Lo stesso mondo giovanile, salvo brevi e sporadiche fiammate di mobilitazione, appariva passivo. Per anni nessun episodio significativo di lotta generale del tipo di quelli visti con le Mareas dello stato spagnolo o degli scioperi generali a ripetizione in Grecia.

Ora i sintomi di un’inversione di tendenza si stanno accumulando. E’ ancora presto per dire che la contestazione della politica di austerità si stia generalizzando ma è certo che è la prima volta da anni che questa possibilità appare concreta.

Non a caso la popolarità di Renzi comincia a calare, dopo il successo riportato alle elezioni europee (40,8%, seppure con una partecipazione al voto di solo il 58%).

Questo è positivo, ma è controbilanciato dal fatto che la iniziale radicalizzazione politico sociale spinge anche la destra a modificare la sua politica.

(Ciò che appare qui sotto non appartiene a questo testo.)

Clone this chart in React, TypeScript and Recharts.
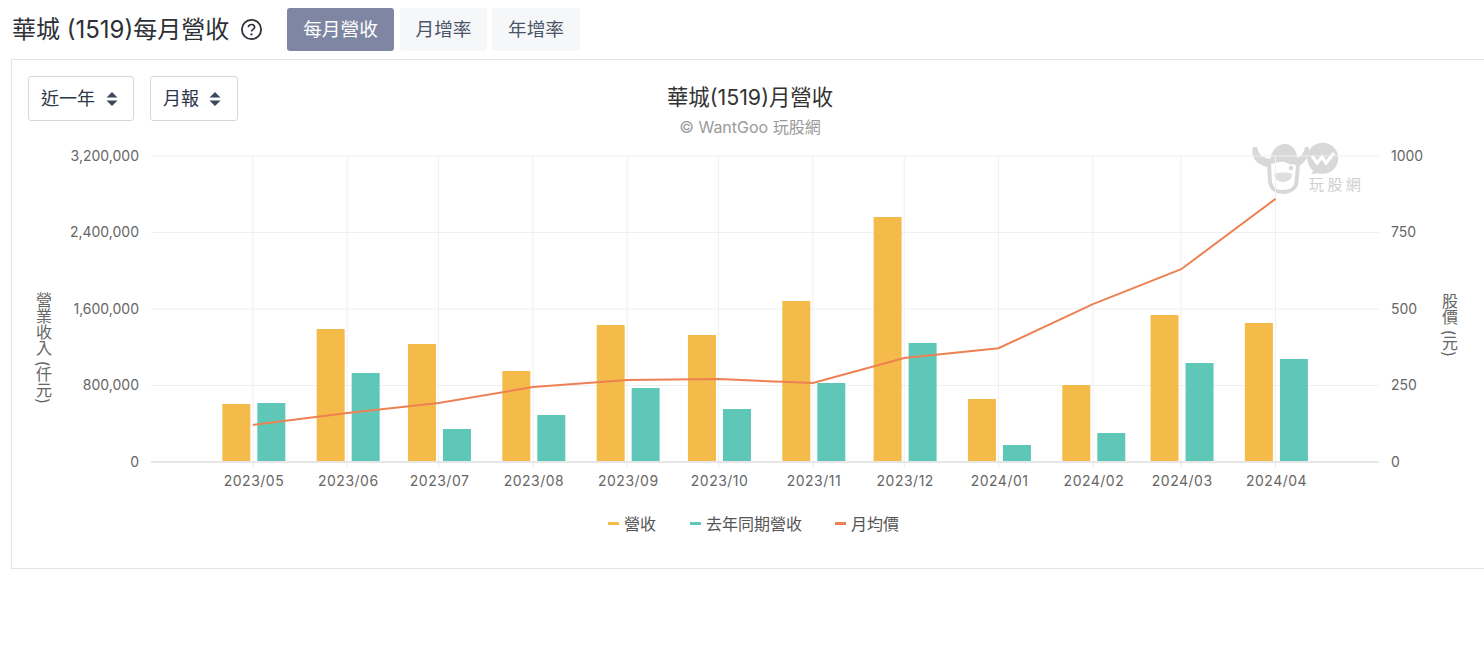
import React from "react";
import { ComposedChart, Bar, Line, XAxis, YAxis, CartesianGrid, Legend, Rectangle } from "recharts";

const months = ["2023/05","2023/06","2023/07","2023/08","2023/09","2023/10","2023/11","2023/12","2024/01","2024/02","2024/03","2024/04"];
const revenue = [606000,1391000,1234000,952000,1433000,1328000,1684000,2562000,659000,805000,1537000,1454000];
const lastYear = [617000,931000,345000,492000,774000,554000,826000,1245000,178000,303000,1035000,1077000];
const avgPrice = [121,160,193,245,268,271,258,340,372,516,630,860];
const leftTicks = [0,800000,1600000,2400000,3200000];
const rightTicks = [0,250,500,750,1000];

const toTime = (m: string) => { const [y, mo] = m.split("/").map(Number); return Date.UTC(y, mo - 1, 1); };
const fromTime = (t: number) => { const d = new Date(t); return `${d.getUTCFullYear()}/${String(d.getUTCMonth() + 1).padStart(2, "0")}`; };
const DAY = 86400000;
const data = months.map((m, i) => ({ t: toTime(m), revenue: revenue[i], lastYear: lastYear[i], avgPrice: avgPrice[i] }));
const xTicks = data.map(d => d.t);

const FONT = 'Inter, "Noto Sans CJK TC", sans-serif';
const abs = (left: number, top: number, extra: React.CSSProperties = {}): React.CSSProperties => ({ position: "absolute", left, top, ...extra });

const ShiftedBar = (props: any) => <Rectangle {...props} x={props.x + 0.5} />;

function Arrows({ x, y }: { x: number; y: number }) {
  return (
    <svg style={abs(x, y)} width="12" height="16" viewBox="0 0 12 16">
      <path d="M6 1 L11.5 6.6 L0.5 6.6 Z M6 15 L11.5 9.4 L0.5 9.4 Z" fill="#3c4a60" />
    </svg>
  );
}

function Btn({ x, w, label, active }: { x: number; w: number; label: string; active?: boolean }) {
  return (
    <div style={abs(x, 8, { width: w, height: 43, lineHeight: "44px", textAlign: "center", borderRadius: 3, background: active ? "#7e86a3" : "#f6f7f9", color: active ? "#fff" : "#4a5568", fontSize: 18.7 })}>{label}</div>
  );
}

function Sel({ x, w, label }: { x: number; w: number; label: string }) {
  return (
    <div style={abs(x, 76, { width: w, height: 45, boxSizing: "border-box", border: "1px solid #d5d8dc", borderRadius: 3, background: "#fff", color: "#2d3748", fontSize: 18, lineHeight: "44px", paddingLeft: 12 })}>{label}</div>
  );
}

function LegendContent({ payload }: any) {
  const starts = [0, 82, 227];
  return (
    <div style={{ position: "relative", width: 300, height: 24 }}>
      {(payload || []).map((p: any, i: number) => (
        <React.Fragment key={i}>
          <div style={abs(starts[i], 10, { width: 11, height: 3, background: p.color })} />
          <div style={abs(starts[i] + 16, 0, { fontSize: 16, lineHeight: "24px", color: "#555", whiteSpace: "nowrap" })}>{p.value}</div>
        </React.Fragment>
      ))}
    </div>
  );
}

export default function App() {
  return (
    <div style={{ position: "absolute", left: 0, top: 0, width: 1484, height: 652, overflow: "hidden", background: "#fff", fontFamily: FONT }}>
      <div style={abs(12, 12, { fontSize: 24, lineHeight: "36px", color: "#2d3036", whiteSpace: "nowrap" })}>華城 (1519)每月營收</div>
      <svg style={abs(240, 18)} width="23" height="23" viewBox="0 0 23 23">
        <circle cx="11.5" cy="11.5" r="9.6" fill="none" stroke="#2d3036" strokeWidth="1.8" />
        <path d="M8.4 9.2 C8.4 5.6 14.6 5.6 14.6 9.2 C14.6 11.4 11.5 11.3 11.5 13.6" fill="none" stroke="#2d3036" strokeWidth="1.7" />
        <circle cx="11.5" cy="16.4" r="1.1" fill="#2d3036" />
      </svg>
      <Btn x={287} w={107} label="每月營收" active />
      <Btn x={400} w={87} label="月增率" />
      <Btn x={492} w={88} label="年增率" />

      <div style={abs(11, 59, { width: 1490, height: 510, boxSizing: "border-box", border: "1px solid #e2e5ea" })} />

      <svg style={abs(1250, 138)} width="118" height="60" viewBox="0 0 118 60">
        <g fill="#d8d8d8">
          <path d="M3 9 C0 18 6 27 18 29 L22 21 C14 21 8 17 7 9 Z" />
          <path d="M59 9 C60 18 54 27 46 29 L43 21 C49 21 54 16 55 9 Z" />
          <path d="M20 26 C20 11 29 6 35 6 C43 6 48 14 48 25 C46 27 41 27 37 25 C32 22 26 25 20 26 Z" />
          <circle cx="72.7" cy="20.3" r="15.5" />
          <path d="M64 31 L61.5 36 L70 35 Z" />
        </g>
        <path d="M19 24 L20 44 C21 50 25 54 33 54 C41 54 46 50 46.5 44 L48 27" fill="none" stroke="#d8d8d8" strokeWidth="3.8" />
        <path d="M24 36 C30 34 38 34 42 36 C42 42 37 44 33 44 C29 44 25 42 24 36 Z" fill="#dfdfdf" />
        <circle cx="41" cy="30" r="2.2" fill="#d8d8d8" />
        <path d="M62 18 L67 25 L72 19 L76 25 L84 15" fill="none" stroke="#fff" strokeWidth="3.2" />
        <text x="59" y="52" fontSize="15" fill="#cfcfcf" letterSpacing="3.4" fontFamily={FONT}>玩股網</text>
      </svg>

      <div style={abs(0, 0, { width: 1484, height: 652 })}>
        <ComposedChart width={1484} height={570} data={data} margin={{ top: 156, left: 71, right: 45, bottom: 68 }} barSize={28} barGap={7} style={{ fontFamily: FONT }}>
          <CartesianGrid yAxisId="left" stroke="#f0f0f0" strokeWidth={1} syncWithTicks />
          <XAxis dataKey="t" type="number" scale="time" domain={[xTicks[0] - 33.5 * DAY, xTicks[11] + 34 * DAY]} ticks={xTicks} tickFormatter={fromTime} height={40} interval={0} axisLine={{ stroke: "#e6e6e6", strokeWidth: 2 }} tickLine={{ stroke: "#e6e6e6" }} tickSize={5} tickMargin={9} tick={{ fill: "#666", fontSize: 14, letterSpacing: 0.5, dx: 1 }} />
          <YAxis yAxisId="left" width={80} domain={[0, 3200000]} ticks={leftTicks} tickFormatter={(v: number) => v.toLocaleString("en-US")} axisLine={false} tickLine={false} tickMargin={12} tickSize={0} tick={{ fill: "#666", fontSize: 14 }} interval={0} />
          <YAxis yAxisId="right" orientation="right" width={60} domain={[0, 1000]} ticks={rightTicks} axisLine={false} tickLine={false} tickMargin={12} tickSize={0} tick={{ fill: "#666", fontSize: 14 }} interval={0} />
          <Bar yAxisId="left" dataKey="revenue" name="營收" fill="#f4bb4a" shape={ShiftedBar} isAnimationActive={false} />
          <Bar yAxisId="left" dataKey="lastYear" name="去年同期營收" fill="#5fc7b7" shape={ShiftedBar} isAnimationActive={false} />
          <Line yAxisId="right" dataKey="avgPrice" name="月均價" stroke="#ed8153" strokeWidth={2} dot={false} activeDot={false} isAnimationActive={false} />
          <Legend layout="horizontal" verticalAlign="middle" align="center" itemSorter={null} content={<LegendContent />} wrapperStyle={{ position: "absolute", left: 608, top: 512, width: 300, height: 24 }} />
        </ComposedChart>
      </div>

      <Sel x={28} w={106} label="近一年" />
      <Arrows x={106} y={91} />
      <Sel x={150} w={88} label="月報" />
      <Arrows x={209} y={91} />

      <div style={abs(500, 82, { width: 500, textAlign: "center", fontSize: 21.4, lineHeight: "30px", color: "#333" })}>華城(1519)月營收</div>
      <div style={abs(500, 116, { width: 500, textAlign: "center", fontSize: 16, lineHeight: "22px", color: "#9a9a9a" })}>© WantGoo 玩股網</div>
      <div style={abs(32, 292, { writingMode: "vertical-rl", fontSize: 16, lineHeight: "22px", color: "#666", whiteSpace: "nowrap" })}>營業收入 (仟元)</div>
      <div style={abs(1438, 293, { writingMode: "vertical-rl", fontSize: 16, lineHeight: "22px", color: "#666", whiteSpace: "nowrap" })}>股價 (元)</div>
    </div>
  );
}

Infatti si afferma sempre più, in alternativa alla leadership di Berlusconi, quella del leghista Salvini, peraltro in alleanza con gruppi di estrema destra dichiaratamente nazifascisti.

Resta la estrema debolezza della sinistra “radicale”. Dopo le sconfitte degli scorsi anni, tutte dovute ad una politica subalterna al Partito democratico, e le crisi organizzative le principali organizzazioni della sinistra radicale cercano confusamente di riorientarsi, dopo la sempre più evidente improponibilità di un’alleanza con il PD. La Lista “Con Tsipras per l’altra Europa” (che ha eletto 3 parlamentari europei) manifesta tutte le contraddizioni irrisolte della sinistra italiana. Una costante litigiosità interna che elude la necessità della costruzione di un fronte unitario sociale e politico contro l’austerità e la mai celata apertura verso alleanze verso destra, tutte in versione elettoralista e moderata.

Ma il clima che sta mutando impone a tutti il massimo di chiarezza. Le potenzialità delle nuove mobilitazioni, la stessa occasione dello sciopero del 12 dicembre chiede di fare un salto di qualità.